=== Written request ===
Repeat the material exactly from its first line to the line that includes "import * as". Skip pictures.

## start Data rows

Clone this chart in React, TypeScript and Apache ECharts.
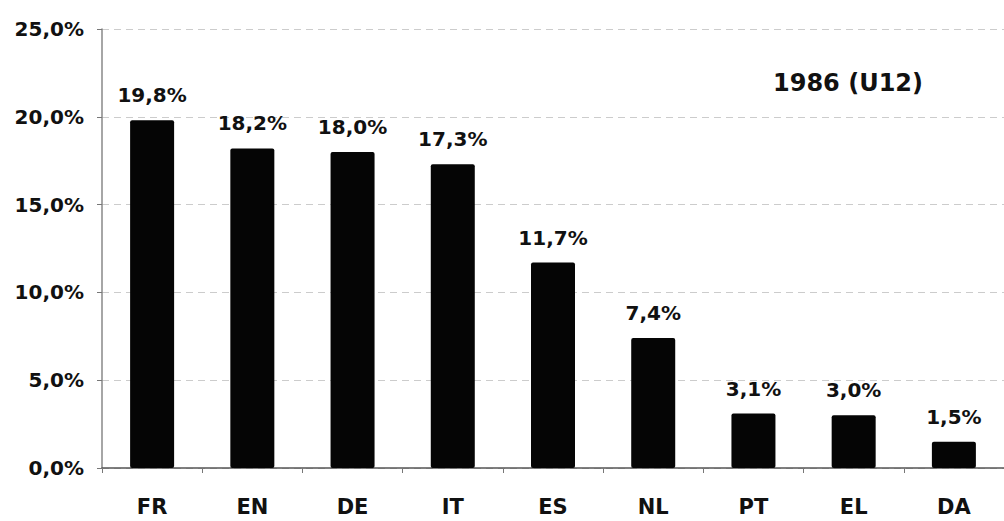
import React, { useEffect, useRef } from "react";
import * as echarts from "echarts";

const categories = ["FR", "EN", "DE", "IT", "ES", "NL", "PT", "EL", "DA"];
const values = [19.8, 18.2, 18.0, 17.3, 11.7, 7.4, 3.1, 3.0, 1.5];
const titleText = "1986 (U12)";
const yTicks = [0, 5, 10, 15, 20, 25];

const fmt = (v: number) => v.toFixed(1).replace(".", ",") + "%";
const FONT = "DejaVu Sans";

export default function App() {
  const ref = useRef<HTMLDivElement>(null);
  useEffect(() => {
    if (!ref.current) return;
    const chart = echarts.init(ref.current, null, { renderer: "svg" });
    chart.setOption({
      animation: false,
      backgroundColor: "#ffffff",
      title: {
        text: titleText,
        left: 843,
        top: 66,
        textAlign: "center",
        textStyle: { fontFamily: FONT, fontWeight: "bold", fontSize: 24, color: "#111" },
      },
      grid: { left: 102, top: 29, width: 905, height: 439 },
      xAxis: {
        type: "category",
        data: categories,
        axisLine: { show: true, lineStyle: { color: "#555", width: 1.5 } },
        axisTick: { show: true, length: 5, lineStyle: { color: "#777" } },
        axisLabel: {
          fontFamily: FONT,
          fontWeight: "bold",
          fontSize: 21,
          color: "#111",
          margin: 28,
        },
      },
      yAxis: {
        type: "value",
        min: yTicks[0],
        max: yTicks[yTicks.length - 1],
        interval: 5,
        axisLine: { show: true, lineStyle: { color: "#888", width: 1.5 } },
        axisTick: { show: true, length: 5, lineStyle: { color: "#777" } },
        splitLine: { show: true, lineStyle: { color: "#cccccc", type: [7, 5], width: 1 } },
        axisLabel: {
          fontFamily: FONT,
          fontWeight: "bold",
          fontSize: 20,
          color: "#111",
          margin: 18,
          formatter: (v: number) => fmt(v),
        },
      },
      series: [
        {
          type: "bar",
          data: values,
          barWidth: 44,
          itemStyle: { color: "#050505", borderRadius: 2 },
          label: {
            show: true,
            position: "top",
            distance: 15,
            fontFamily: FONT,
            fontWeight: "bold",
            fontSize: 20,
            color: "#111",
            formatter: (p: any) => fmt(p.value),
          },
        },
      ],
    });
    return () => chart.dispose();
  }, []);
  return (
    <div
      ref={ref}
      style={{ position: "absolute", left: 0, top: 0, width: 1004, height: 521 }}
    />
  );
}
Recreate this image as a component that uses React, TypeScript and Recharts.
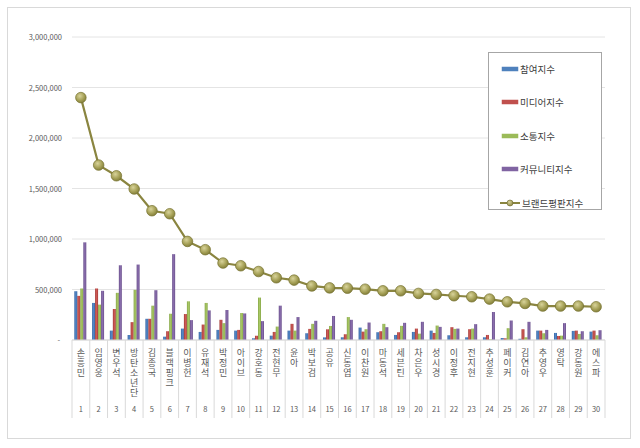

## end Data rows

=== Solution to this exercise ===
Clone this chart in React, TypeScript and Apache ECharts.
import React, { useEffect, useRef } from "react";
import * as echarts from "echarts";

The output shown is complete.